While neither is wrong, I'd say the latter is the best approach. You have no reason to believe Forsythe is someone that would be known by name to your readers. In such cases, the generic identifier would suffice in a first reference, and you can offer the specific name as a secondary detail later in the story.

Now, if the victim was Oprah Winfrey, the name would be a good bet for the lede, precisely because she is someone many people would instantly recognize by name.

Ledes -- Who's Getting Married?

Word order can seriously impact the meaning of what you write. Like here:

A local 22-year-old was killed when he lost control of his vehicle while trying to avoid a dog on the way to his wedding.

So, who was on his way to his wedding: the 22-year-old or the dog? Literally read what you wrote here: " ... a dog on his way to his wedding."

Yes, readers can assume you meant the person. But we're not in the assumption business; we're in the make-things-crystal-clear biz.

Now, why was this not a fatal? I can't say this was a factual error, just confusing and prone to misinterpretation.

To be more clear, I might have changed the word order to this (caps mine):

A local 22-year-old was killed ON THE WAY TO HIS WEDDING when he lost control of his vehicle while trying to avoid a dog.

See how the reordered sentence eliminates any chance for confusion?

Make sure that you aren't saying something you don't intend to say.

Ledes -- Who, what, WHEN, where, why?

What's wrong with this lede?

A man died in a car accident near the church where he was to be married.

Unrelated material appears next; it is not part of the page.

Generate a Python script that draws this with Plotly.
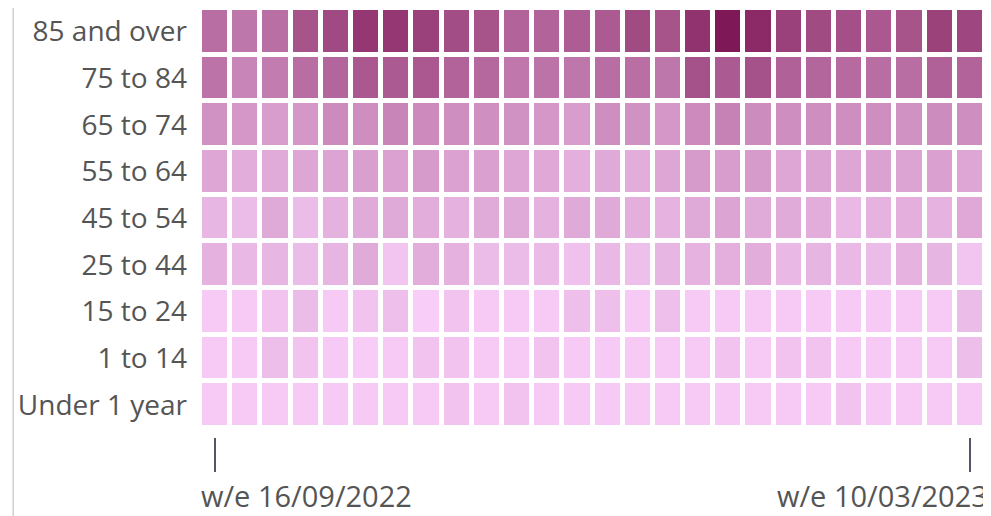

Think about what's critical in a story -- and a lede -- via the five W's. We know who (a man), what (he died), where (near the church where he was to wed) and why (car crash).

What we're messing is WHEN -- today!

Not always will you have all five W's in a lede. Burt in this one, I'd argue as something that just happened, the "when" is central to it being news.

Don't forget your five W's, and be sure to include the ones that are central to why a particular story is news.